- _Task details_: Reproduce the listing exactly and skip over any pictures.

- _Data block_:

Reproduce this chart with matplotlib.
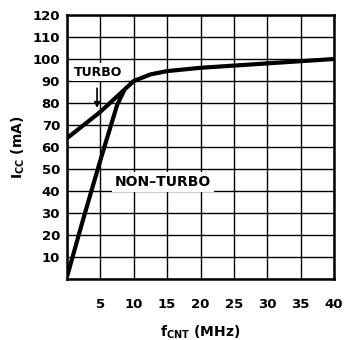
import matplotlib.pyplot as plt
import numpy as np

# curve readings (MHz, mA)
turbo_f = [0, 2.5, 5, 7.5, 10, 12.5, 15, 20, 25, 30, 35, 40]
turbo_i = [64, 70, 76, 83, 90, 93, 94.5, 96, 97, 98, 99, 100]
nonturbo_f = [0, 2.5, 5, 7.5, 8.6]
nonturbo_i = [1, 28, 54, 79, 86]

xticks = [5, 10, 15, 20, 25, 30, 35, 40]
yticks = [10, 20, 30, 40, 50, 60, 70, 80, 90, 100, 110, 120]

plt.rcParams['font.family'] = ['DejaVu Sans']
plt.rcParams['font.weight'] = 'bold'

fig = plt.figure(figsize=(3.44, 3.40), dpi=100)
ax = fig.add_axes([67/344, 1 - 279/340, 267/344, 264/340])

ax.set_xlim(0, 40)
ax.set_ylim(0, 120)
ax.set_xticks(np.arange(0, 41, 5))
ax.set_yticks(np.arange(0, 121, 10))
ax.grid(True, color='black', linewidth=1.0)
ax.set_axisbelow(True)
ax.set_xticklabels([''] + [str(t) for t in xticks])
ax.set_yticklabels([''] + [str(t) for t in yticks])
ax.tick_params(axis='x', length=0, labelsize=9.5, pad=14)
ax.tick_params(axis='y', length=0, labelsize=9.5, pad=5)
for s in ax.spines.values():
    s.set_linewidth(1.8)

ax.plot(turbo_f, turbo_i, color='black', linewidth=3, solid_capstyle='butt')
ax.plot(nonturbo_f, nonturbo_i, color='black', linewidth=3, solid_capstyle='butt')

ax.text(1.1, 94, 'TURBO', fontsize=9, fontweight='bold', va='center', ha='left',
        bbox=dict(facecolor='white', edgecolor='none', pad=2))
ax.annotate('', xy=(4.5, 76.5), xytext=(4.5, 88),
            arrowprops=dict(arrowstyle='-|>', color='black', lw=1.2, mutation_scale=8))
ax.text(7.2, 44, 'NON\u2013TURBO', fontsize=10, fontweight='bold', va='center', ha='left',
        bbox=dict(facecolor='white', edgecolor='none', pad=2))

ax.set_xlabel('f$_\\mathregular{CNT}$ (MHz)', fontsize=10, fontweight='bold', labelpad=9)
ax.set_ylabel('I$_\\mathregular{CC}$ (mA)', fontsize=10, fontweight='bold', labelpad=4)

fig.savefig('out.png', dpi=100)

- _Solution to this task_:
Reproduce this chart with matplotlib.
import matplotlib.pyplot as plt
import numpy as np

# curve readings (MHz, mA)
turbo_f = [0, 2.5, 5, 7.5, 10, 12.5, 15, 20, 25, 30, 35, 40]
turbo_i = [64, 70, 76, 83, 90, 93, 94.5, 96, 97, 98, 99, 100]
nonturbo_f = [0, 2.5, 5, 7.5, 8.6]
nonturbo_i = [1, 28, 54, 79, 86]

xticks = [5, 10, 15, 20, 25, 30, 35, 40]
yticks = [10, 20, 30, 40, 50, 60, 70, 80, 90, 100, 110, 120]

plt.rcParams['font.family'] = ['DejaVu Sans']
plt.rcParams['font.weight'] = 'bold'

fig = plt.figure(figsize=(3.44, 3.40), dpi=100)
ax = fig.add_axes([67/344, 1 - 279/340, 267/344, 264/340])

ax.set_xlim(0, 40)
ax.set_ylim(0, 120)
ax.set_xticks(np.arange(0, 41, 5))
ax.set_yticks(np.arange(0, 121, 10))
ax.grid(True, color='black', linewidth=1.0)
ax.set_axisbelow(True)
ax.set_xticklabels([''] + [str(t) for t in xticks])
ax.set_yticklabels([''] + [str(t) for t in yticks])
ax.tick_params(axis='x', length=0, labelsize=9.5, pad=14)
ax.tick_params(axis='y', length=0, labelsize=9.5, pad=5)
for s in ax.spines.values():
    s.set_linewidth(1.8)

ax.plot(turbo_f, turbo_i, color='black', linewidth=3, solid_capstyle='butt')
ax.plot(nonturbo_f, nonturbo_i, color='black', linewidth=3, solid_capstyle='butt')

ax.text(1.1, 94, 'TURBO', fontsize=9, fontweight='bold', va='center', ha='left',
        bbox=dict(facecolor='white', edgecolor='none', pad=2))
ax.annotate('', xy=(4.5, 76.5), xytext=(4.5, 88),
            arrowprops=dict(arrowstyle='-|>', color='black', lw=1.2, mutation_scale=8))
ax.text(7.2, 44, 'NON\u2013TURBO', fontsize=10, fontweight='bold', va='center', ha='left',
        bbox=dict(facecolor='white', edgecolor='none', pad=2))

ax.set_xlabel('f$_\\mathregular{CNT}$ (MHz)', fontsize=10, fontweight='bold', labelpad=9)
ax.set_ylabel('I$_\\mathregular{CC}$ (mA)', fontsize=10, fontweight='bold', labelpad=4)

fig.savefig('out.png', dpi=100)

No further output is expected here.